Final week to see I AM CANADIAN !

Hi All! It is the final week to see I am Canadian at the Edge Gallery in Calgary’s historic Inglewood neighbourhood. Make sure you check out all the fantastic work on display, and remember, it IS for sale! Gallery hours are 10 – 5:30 Tuesday through Friday and 10 – 5:00 on Saturdays.


Below I am posting my artist statement with images of the pieces in the show:

Finding a Dance Partner
16 x 20 O/C
Salvation
16 x 20 O/C
The New Homeland
16 x 20 O/C
A Level Playing Field
16 x 20 O/C
Spirit Wrestlers
16 x 20 O/C
Land of Fairytale Abundance
16 x 20 O/C
A Matter of Life & Death
16 x 20 O/C

The Canada West series are paintings revisiting early 20th century Canadian immigration posters that were intended to encourage immigration to the Canadian West. Each painting interprets the source image through juxtaposition, modification, or both. Through examining the cultural artefacts of Canada’s attitudes to, and experiences with, immigration from the early part of the last century, I encourage a long range view on the impact of contemporary immigration concerns on Canada’s future culture.

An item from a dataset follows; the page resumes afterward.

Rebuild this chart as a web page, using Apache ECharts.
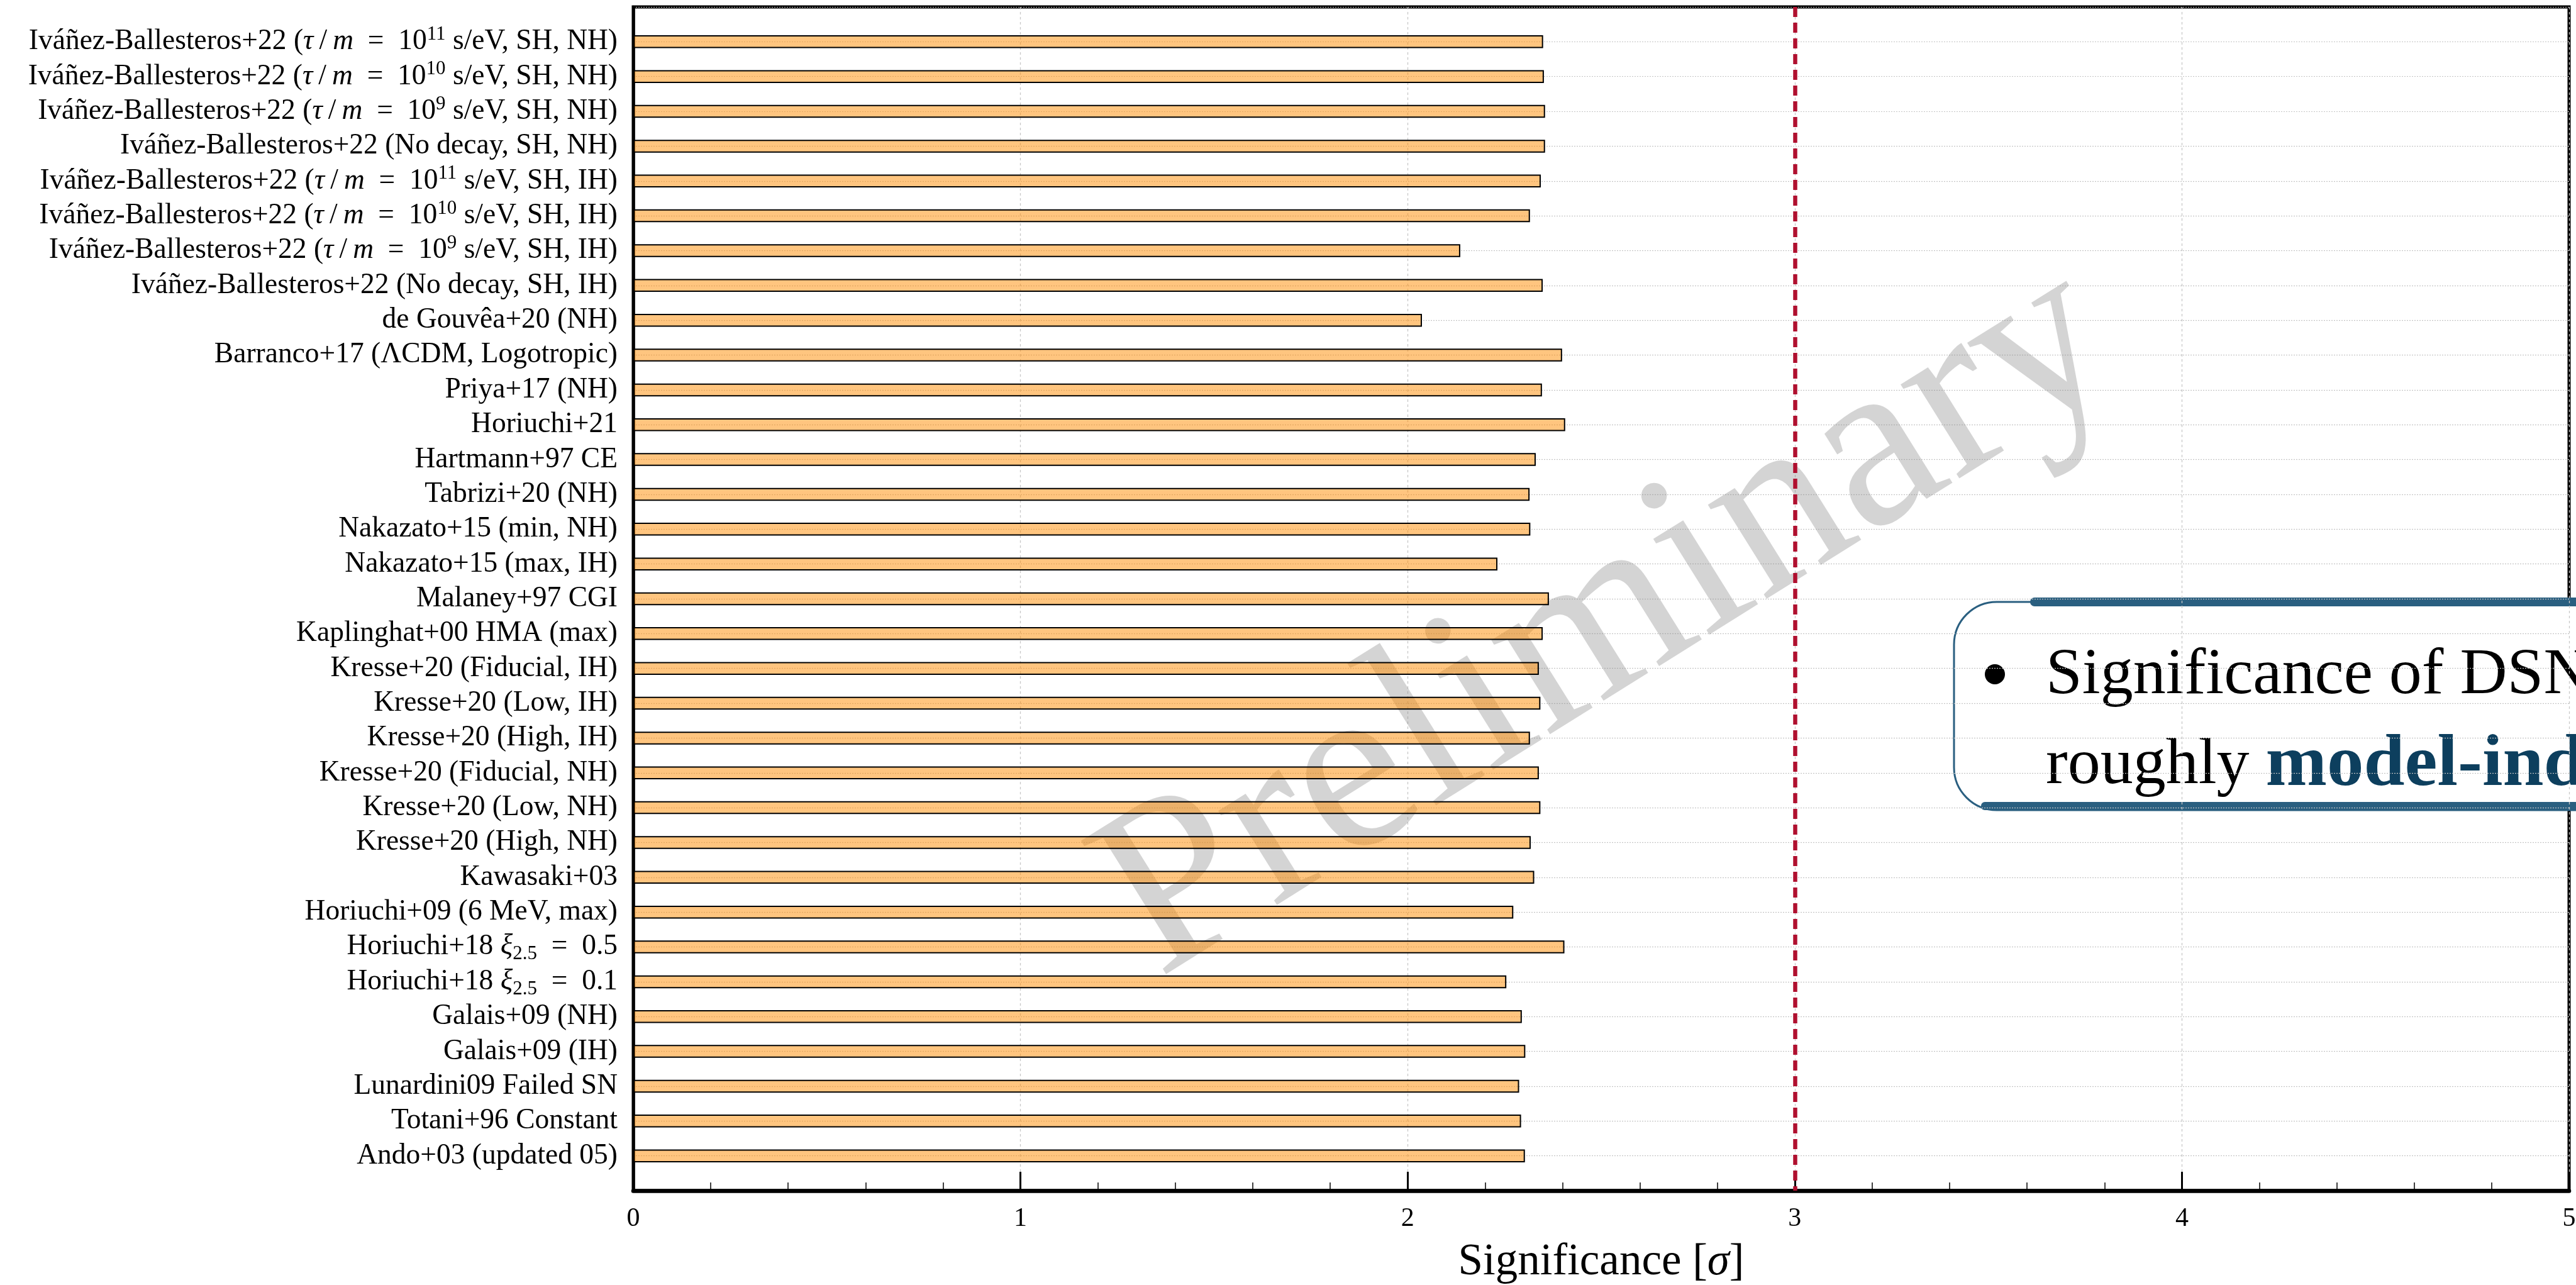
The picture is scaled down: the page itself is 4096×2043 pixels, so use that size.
<!DOCTYPE html>
<html>
<head>
<meta charset="utf-8">
<script src="https://cdn.jsdelivr.net/npm/echarts@6/dist/echarts.min.js"></script>
<style>
html,body{margin:0;padding:0;background:#fff;}
#chart{width:4096px;height:2043px;}
</style>
</head>
<body>
<div id="chart"></div>
<script>
// ---- data (top to bottom) ----
const categories = [
  'Iváñez-Ballesteros+22 ({it|τ}\u2009/\u2009{it|m}\u2002=\u200210{sup|11} s/eV, SH, NH)',
  'Iváñez-Ballesteros+22 ({it|τ}\u2009/\u2009{it|m}\u2002=\u200210{sup|10} s/eV, SH, NH)',
  'Iváñez-Ballesteros+22 ({it|τ}\u2009/\u2009{it|m}\u2002=\u200210{sup|9} s/eV, SH, NH)',
  'Iváñez-Ballesteros+22 (No decay, SH, NH)',
  'Iváñez-Ballesteros+22 ({it|τ}\u2009/\u2009{it|m}\u2002=\u200210{sup|11} s/eV, SH, IH)',
  'Iváñez-Ballesteros+22 ({it|τ}\u2009/\u2009{it|m}\u2002=\u200210{sup|10} s/eV, SH, IH)',
  'Iváñez-Ballesteros+22 ({it|τ}\u2009/\u2009{it|m}\u2002=\u200210{sup|9} s/eV, SH, IH)',
  'Iváñez-Ballesteros+22 (No decay, SH, IH)',
  'de Gouvêa+20 (NH)',
  'Barranco+17 (ΛCDM, Logotropic)',
  'Priya+17 (NH)',
  'Horiuchi+21',
  'Hartmann+97 CE',
  'Tabrizi+20 (NH)',
  'Nakazato+15 (min, NH)',
  'Nakazato+15 (max, IH)',
  'Malaney+97 CGI',
  'Kaplinghat+00 HMA (max)',
  'Kresse+20 (Fiducial, IH)',
  'Kresse+20 (Low, IH)',
  'Kresse+20 (High, IH)',
  'Kresse+20 (Fiducial, NH)',
  'Kresse+20 (Low, NH)',
  'Kresse+20 (High, NH)',
  'Kawasaki+03',
  'Horiuchi+09 (6 MeV, max)',
  'Horiuchi+18 {it|ξ}{sub|2.5}\u2002=\u20020.5',
  'Horiuchi+18 {it|ξ}{sub|2.5}\u2002=\u20020.1',
  'Galais+09 (NH)',
  'Galais+09 (IH)',
  'Lunardini09 Failed SN',
  'Totani+96 Constant',
  'Ando+03 (updated 05)'
];
const significance = [
  2.350, 2.352, 2.355, 2.355, 2.344, 2.316, 2.136, 2.349,
  2.037, 2.399, 2.347, 2.407, 2.331, 2.315, 2.317, 2.232,
  2.365, 2.349, 2.339, 2.343, 2.316, 2.339, 2.343, 2.318,
  2.327, 2.273, 2.405, 2.255, 2.295, 2.304, 2.288, 2.293, 2.303
];
const xTickLabels = ['0', '1', '2', '3', '4', '5'];
const threshold = 3;
const xAxisTitle = 'Significance [{it|σ}]';
const watermarkText = 'Preliminary';
const calloutLine1 = 'Significance of DSNB';
const calloutLine2a = 'roughly ';
const calloutLine2b = 'model-independent';

// ---- build ----
const FONT = "'Liberation Serif', 'DejaVu Serif', serif";
const yData = [''].concat(categories).concat(['']);
const barData = [null].concat(significance).concat([null]);

const chart = echarts.init(document.getElementById('chart'), null, {renderer: 'canvas'});
const option = {
  backgroundColor: '#ffffff',
  animation: false,
  grid: {
    left: 1007, right: 11, top: 11, bottom: 150,
    containLabel: false, outerBoundsMode: 'none',
    show: true, borderColor: '#000', borderWidth: 5, backgroundColor: 'transparent'
  },
  xAxis: {
    type: 'value', min: 0, max: 5, interval: 1,
    axisLine: {show: true, lineStyle: {color: '#000', width: 6.5}},
    axisTick: {show: true, inside: true, length: 30, lineStyle: {color: '#000', width: 3}},
    minorTick: {show: true, splitNumber: 5, length: 13, lineStyle: {color: '#000', width: 1.5}},
    splitLine: {show: true, lineStyle: {color: '#c8c8c8', width: 1.3, type: [4, 4]}},
    axisLabel: {
      margin: 24, fontSize: 42, fontFamily: FONT, color: '#000',
      formatter: v => xTickLabels[Math.round(v)]
    },
    name: xAxisTitle, nameLocation: 'middle', nameGap: 79,
    nameTextStyle: {
      fontSize: 71, fontFamily: FONT, color: '#000',
      rich: {it: {fontSize: 71, fontFamily: FONT, fontStyle: 'italic', color: '#000'}}
    }
  },
  yAxis: {
    type: 'category', inverse: true, boundaryGap: false, data: yData,
    axisLine: {show: true, lineStyle: {color: '#000', width: 4.5}},
    axisTick: {show: false},
    splitLine: {show: true, interval: 0, lineStyle: {color: '#c4c4c4', width: 1.2, type: [2, 2]}},
    axisLabel: {
      interval: 0, margin: 25, fontSize: 45.5, fontFamily: FONT, color: '#000', lineHeight: 54,
      formatter: v => v,
      rich: {
        it: {fontSize: 45.5, fontFamily: FONT, fontStyle: 'italic', color: '#000'},
        sup: {fontSize: 31, fontFamily: FONT, color: '#000', verticalAlign: 'top', lineHeight: 31},
        sub: {fontSize: 31, fontFamily: FONT, color: '#000', verticalAlign: 'bottom', lineHeight: 28}
      }
    }
  },
  graphic: [
    {
      type: 'text', x: 2558, y: 990, rotation: 32 * Math.PI / 180, z: 1, silent: true,
      style: {
        text: watermarkText, fontSize: 384, fontFamily: FONT,
        fill: 'rgba(128,128,128,0.34)', textAlign: 'center', textVerticalAlign: 'middle'
      }
    },
    {
      type: 'group', z: 100, silent: true,
      children: [
        {type: 'rect', shape: {x: 3107, y: 957, width: 1200, height: 331, r: 68},
         style: {fill: '#ffffff', stroke: '#2a5f80', lineWidth: 3}},
        {type: 'rect', shape: {x: 3228, y: 950, width: 1100, height: 14, r: 7},
         style: {fill: '#2a5f80'}},
        {type: 'rect', shape: {x: 3150, y: 1275, width: 1100, height: 13, r: 6},
         style: {fill: '#2a5f80'}},
        {type: 'circle', shape: {cx: 3172, cy: 1072, r: 16}, style: {fill: '#000'}},
        {type: 'text', x: 3253, y: 1075,
         style: {text: calloutLine1, fontSize: 104, fontFamily: FONT, fill: '#000',
                 textAlign: 'left', textVerticalAlign: 'middle'}},
        {type: 'text', x: 3253, y: 1218,
         style: {text: calloutLine2a + '{b|' + calloutLine2b + '}', fontSize: 104, fontFamily: FONT,
                 fill: '#000', textAlign: 'left', textVerticalAlign: 'middle',
                 rich: {b: {fontSize: 117, fontFamily: FONT, fontWeight: 'bold', fill: '#0d3f5e'}}}}
      ]
    }
  ],
  series: [{
    type: 'bar',
    data: barData,
    barWidth: 20.5,
    itemStyle: {color: 'rgba(255,140,0,0.5)', borderColor: '#000', borderWidth: 2},
    markLine: {
      silent: true, symbol: ['none', 'none'], label: {show: false},
      lineStyle: {color: '#b0102f', width: 6.5, type: [16, 9]},
      data: [{xAxis: threshold}]
    }
  }]
};
chart.setOption(option);
</script>
</body>
</html>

The New Homeland places the figure of the original poster in front of a floating field of the flags of some of the major immigrant groups of that time to western Canada, including (in no particular order) France, Romania, Belgium, China, Germany, the Netherlands, Poland, the Ukraine, Russia and Scandinavia.

Salvation comments on the perception, versus the reality, of immigration to Canada by groups escaping poverty, oppression and famine, who then faced the challenge of homesteading unbroken land.

Finding a Dance Partner is interested in the controversy of ‘Surplus Women” in Britain. A gender imbalance if favour of females led to concerns that women unable to marry would fall into poverty. At the same time, a majority of males immigrating to Canada had officials looking for women to immigrate as domestics, hopefully to start families, thus ‘civilizing’ the west.

A Level Playing Field is based on a poster circulated in the United States of America, at about the time the board game Monopoly was invented.

The Spirit Wrestlers engages the history of the Russian religious exiles, the Doukhobors, and their (at the time) radical beliefs of communal living, pacifism and vegetarianism, in Canada.

A Matter of Life and Death challenges the racial stereotype of the white settler through altering the image to speak about immigration by Americans escaping discriminatory laws and race based violence in the United States of America.

Land of Fairytale Abundance is interested in the reasons for and cultural impact of Ukrainian immigration to Canada.